What is being asked:
All the data below goes into the copy word for word, but the pictures don't.

— start —

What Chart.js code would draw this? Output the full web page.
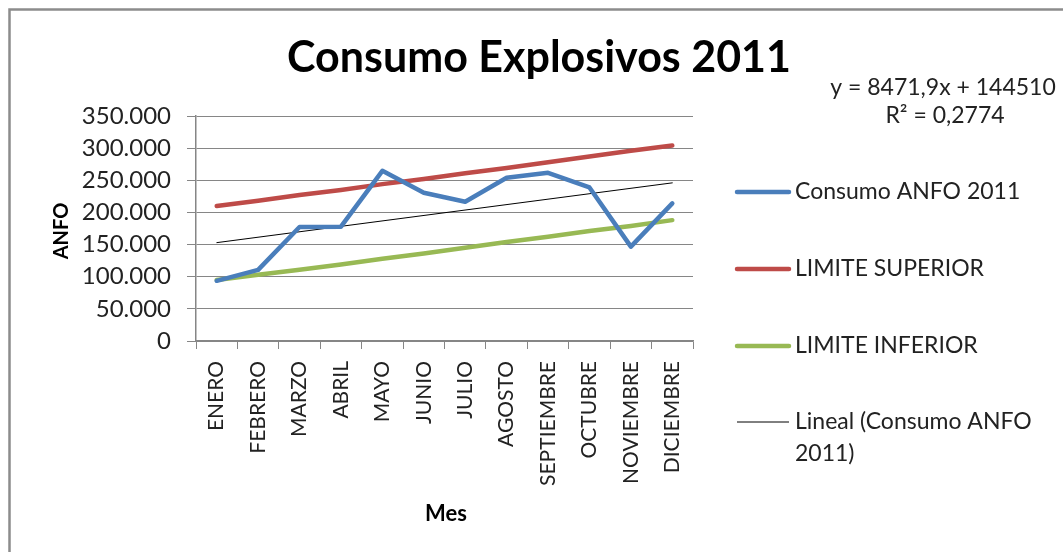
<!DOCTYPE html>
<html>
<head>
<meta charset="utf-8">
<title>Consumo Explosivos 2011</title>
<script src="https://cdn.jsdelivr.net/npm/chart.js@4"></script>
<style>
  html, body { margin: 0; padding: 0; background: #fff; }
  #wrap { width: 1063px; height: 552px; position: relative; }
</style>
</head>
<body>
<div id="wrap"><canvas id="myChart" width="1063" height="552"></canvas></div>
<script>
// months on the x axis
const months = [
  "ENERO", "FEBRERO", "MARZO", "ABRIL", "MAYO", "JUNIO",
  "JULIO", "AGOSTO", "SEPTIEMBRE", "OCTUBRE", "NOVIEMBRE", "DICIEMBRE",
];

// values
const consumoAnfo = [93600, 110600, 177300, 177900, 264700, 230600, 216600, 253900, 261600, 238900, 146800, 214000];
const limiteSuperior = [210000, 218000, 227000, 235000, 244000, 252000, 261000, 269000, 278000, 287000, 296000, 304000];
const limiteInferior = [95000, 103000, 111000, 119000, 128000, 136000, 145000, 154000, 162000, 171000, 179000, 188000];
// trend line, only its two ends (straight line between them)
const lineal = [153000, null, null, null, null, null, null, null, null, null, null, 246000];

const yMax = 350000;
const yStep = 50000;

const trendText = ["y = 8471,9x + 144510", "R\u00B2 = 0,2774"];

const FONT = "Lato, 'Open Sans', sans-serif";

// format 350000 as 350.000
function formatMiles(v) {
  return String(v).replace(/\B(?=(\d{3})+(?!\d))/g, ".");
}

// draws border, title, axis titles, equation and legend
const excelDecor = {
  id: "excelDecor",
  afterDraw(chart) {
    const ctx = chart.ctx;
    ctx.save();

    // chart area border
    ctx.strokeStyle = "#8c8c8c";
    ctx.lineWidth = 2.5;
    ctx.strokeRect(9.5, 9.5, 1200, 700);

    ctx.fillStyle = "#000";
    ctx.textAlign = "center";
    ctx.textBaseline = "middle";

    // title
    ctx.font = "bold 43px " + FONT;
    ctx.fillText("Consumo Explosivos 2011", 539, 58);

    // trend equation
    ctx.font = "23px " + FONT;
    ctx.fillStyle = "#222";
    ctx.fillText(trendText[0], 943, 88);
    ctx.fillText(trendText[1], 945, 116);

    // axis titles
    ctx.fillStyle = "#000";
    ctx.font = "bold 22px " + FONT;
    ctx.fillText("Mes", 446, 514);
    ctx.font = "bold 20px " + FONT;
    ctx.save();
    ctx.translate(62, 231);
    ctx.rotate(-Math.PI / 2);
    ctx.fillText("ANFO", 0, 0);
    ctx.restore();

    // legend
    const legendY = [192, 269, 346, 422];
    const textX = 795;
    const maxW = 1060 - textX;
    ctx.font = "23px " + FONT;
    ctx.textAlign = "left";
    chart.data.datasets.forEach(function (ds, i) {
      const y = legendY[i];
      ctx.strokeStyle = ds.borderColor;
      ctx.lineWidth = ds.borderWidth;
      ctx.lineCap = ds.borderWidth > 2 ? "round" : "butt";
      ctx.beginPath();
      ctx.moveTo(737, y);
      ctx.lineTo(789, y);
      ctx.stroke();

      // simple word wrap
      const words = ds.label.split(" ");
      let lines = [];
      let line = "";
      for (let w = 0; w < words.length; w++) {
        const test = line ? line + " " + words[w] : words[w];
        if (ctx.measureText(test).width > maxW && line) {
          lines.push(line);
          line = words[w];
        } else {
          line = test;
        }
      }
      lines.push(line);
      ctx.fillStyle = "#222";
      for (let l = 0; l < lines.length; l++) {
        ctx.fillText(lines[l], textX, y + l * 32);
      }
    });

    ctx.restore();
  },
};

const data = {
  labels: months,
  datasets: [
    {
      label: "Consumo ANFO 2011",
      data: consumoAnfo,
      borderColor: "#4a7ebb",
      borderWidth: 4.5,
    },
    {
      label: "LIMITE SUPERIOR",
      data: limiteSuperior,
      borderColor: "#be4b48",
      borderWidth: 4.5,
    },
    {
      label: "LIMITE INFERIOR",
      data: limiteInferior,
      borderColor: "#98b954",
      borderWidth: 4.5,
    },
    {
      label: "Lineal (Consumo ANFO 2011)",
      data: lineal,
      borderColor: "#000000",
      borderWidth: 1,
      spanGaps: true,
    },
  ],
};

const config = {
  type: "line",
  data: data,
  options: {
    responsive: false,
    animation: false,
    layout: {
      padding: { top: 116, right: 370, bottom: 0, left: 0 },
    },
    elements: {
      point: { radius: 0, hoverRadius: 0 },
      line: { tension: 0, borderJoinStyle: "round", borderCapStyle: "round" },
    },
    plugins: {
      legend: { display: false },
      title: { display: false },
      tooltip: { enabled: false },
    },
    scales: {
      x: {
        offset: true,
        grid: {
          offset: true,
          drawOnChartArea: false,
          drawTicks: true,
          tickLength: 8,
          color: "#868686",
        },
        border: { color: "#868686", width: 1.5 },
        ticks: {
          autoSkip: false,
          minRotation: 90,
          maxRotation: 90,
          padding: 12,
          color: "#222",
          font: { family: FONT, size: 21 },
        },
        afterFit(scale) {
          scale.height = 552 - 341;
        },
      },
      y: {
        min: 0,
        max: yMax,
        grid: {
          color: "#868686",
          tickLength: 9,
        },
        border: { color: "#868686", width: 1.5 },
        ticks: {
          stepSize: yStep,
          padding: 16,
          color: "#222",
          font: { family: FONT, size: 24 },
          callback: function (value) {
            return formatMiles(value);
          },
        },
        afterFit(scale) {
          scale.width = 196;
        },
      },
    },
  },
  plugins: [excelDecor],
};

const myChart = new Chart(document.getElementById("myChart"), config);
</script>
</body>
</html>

— end —

Expected answer:
What Chart.js code would draw this? Output the full web page.
<!DOCTYPE html>
<html>
<head>
<meta charset="utf-8">
<title>Consumo Explosivos 2011</title>
<script src="https://cdn.jsdelivr.net/npm/chart.js@4"></script>
<style>
  html, body { margin: 0; padding: 0; background: #fff; }
  #wrap { width: 1063px; height: 552px; position: relative; }
</style>
</head>
<body>
<div id="wrap"><canvas id="myChart" width="1063" height="552"></canvas></div>
<script>
// months on the x axis
const months = [
  "ENERO", "FEBRERO", "MARZO", "ABRIL", "MAYO", "JUNIO",
  "JULIO", "AGOSTO", "SEPTIEMBRE", "OCTUBRE", "NOVIEMBRE", "DICIEMBRE",
];

// values
const consumoAnfo = [93600, 110600, 177300, 177900, 264700, 230600, 216600, 253900, 261600, 238900, 146800, 214000];
const limiteSuperior = [210000, 218000, 227000, 235000, 244000, 252000, 261000, 269000, 278000, 287000, 296000, 304000];
const limiteInferior = [95000, 103000, 111000, 119000, 128000, 136000, 145000, 154000, 162000, 171000, 179000, 188000];
// trend line, only its two ends (straight line between them)
const lineal = [153000, null, null, null, null, null, null, null, null, null, null, 246000];

const yMax = 350000;
const yStep = 50000;

const trendText = ["y = 8471,9x + 144510", "R\u00B2 = 0,2774"];

const FONT = "Lato, 'Open Sans', sans-serif";

// format 350000 as 350.000
function formatMiles(v) {
  return String(v).replace(/\B(?=(\d{3})+(?!\d))/g, ".");
}

// draws border, title, axis titles, equation and legend
const excelDecor = {
  id: "excelDecor",
  afterDraw(chart) {
    const ctx = chart.ctx;
    ctx.save();

    // chart area border
    ctx.strokeStyle = "#8c8c8c";
    ctx.lineWidth = 2.5;
    ctx.strokeRect(9.5, 9.5, 1200, 700);

    ctx.fillStyle = "#000";
    ctx.textAlign = "center";
    ctx.textBaseline = "middle";

    // title
    ctx.font = "bold 43px " + FONT;
    ctx.fillText("Consumo Explosivos 2011", 539, 58);

    // trend equation
    ctx.font = "23px " + FONT;
    ctx.fillStyle = "#222";
    ctx.fillText(trendText[0], 943, 88);
    ctx.fillText(trendText[1], 945, 116);

    // axis titles
    ctx.fillStyle = "#000";
    ctx.font = "bold 22px " + FONT;
    ctx.fillText("Mes", 446, 514);
    ctx.font = "bold 20px " + FONT;
    ctx.save();
    ctx.translate(62, 231);
    ctx.rotate(-Math.PI / 2);
    ctx.fillText("ANFO", 0, 0);
    ctx.restore();

    // legend
    const legendY = [192, 269, 346, 422];
    const textX = 795;
    const maxW = 1060 - textX;
    ctx.font = "23px " + FONT;
    ctx.textAlign = "left";
    chart.data.datasets.forEach(function (ds, i) {
      const y = legendY[i];
      ctx.strokeStyle = ds.borderColor;
      ctx.lineWidth = ds.borderWidth;
      ctx.lineCap = ds.borderWidth > 2 ? "round" : "butt";
      ctx.beginPath();
      ctx.moveTo(737, y);
      ctx.lineTo(789, y);
      ctx.stroke();

      // simple word wrap
      const words = ds.label.split(" ");
      let lines = [];
      let line = "";
      for (let w = 0; w < words.length; w++) {
        const test = line ? line + " " + words[w] : words[w];
        if (ctx.measureText(test).width > maxW && line) {
          lines.push(line);
          line = words[w];
        } else {
          line = test;
        }
      }
      lines.push(line);
      ctx.fillStyle = "#222";
      for (let l = 0; l < lines.length; l++) {
        ctx.fillText(lines[l], textX, y + l * 32);
      }
    });

    ctx.restore();
  },
};

const data = {
  labels: months,
  datasets: [
    {
      label: "Consumo ANFO 2011",
      data: consumoAnfo,
      borderColor: "#4a7ebb",
      borderWidth: 4.5,
    },
    {
      label: "LIMITE SUPERIOR",
      data: limiteSuperior,
      borderColor: "#be4b48",
      borderWidth: 4.5,
    },
    {
      label: "LIMITE INFERIOR",
      data: limiteInferior,
      borderColor: "#98b954",
      borderWidth: 4.5,
    },
    {
      label: "Lineal (Consumo ANFO 2011)",
      data: lineal,
      borderColor: "#000000",
      borderWidth: 1,
      spanGaps: true,
    },
  ],
};

const config = {
  type: "line",
  data: data,
  options: {
    responsive: false,
    animation: false,
    layout: {
      padding: { top: 116, right: 370, bottom: 0, left: 0 },
    },
    elements: {
      point: { radius: 0, hoverRadius: 0 },
      line: { tension: 0, borderJoinStyle: "round", borderCapStyle: "round" },
    },
    plugins: {
      legend: { display: false },
      title: { display: false },
      tooltip: { enabled: false },
    },
    scales: {
      x: {
        offset: true,
        grid: {
          offset: true,
          drawOnChartArea: false,
          drawTicks: true,
          tickLength: 8,
          color: "#868686",
        },
        border: { color: "#868686", width: 1.5 },
        ticks: {
          autoSkip: false,
          minRotation: 90,
          maxRotation: 90,
          padding: 12,
          color: "#222",
          font: { family: FONT, size: 21 },
        },
        afterFit(scale) {
          scale.height = 552 - 341;
        },
      },
      y: {
        min: 0,
        max: yMax,
        grid: {
          color: "#868686",
          tickLength: 9,
        },
        border: { color: "#868686", width: 1.5 },
        ticks: {
          stepSize: yStep,
          padding: 16,
          color: "#222",
          font: { family: FONT, size: 24 },
          callback: function (value) {
            return formatMiles(value);
          },
        },
        afterFit(scale) {
          scale.width = 196;
        },
      },
    },
  },
  plugins: [excelDecor],
};

const myChart = new Chart(document.getElementById("myChart"), config);
</script>
</body>
</html>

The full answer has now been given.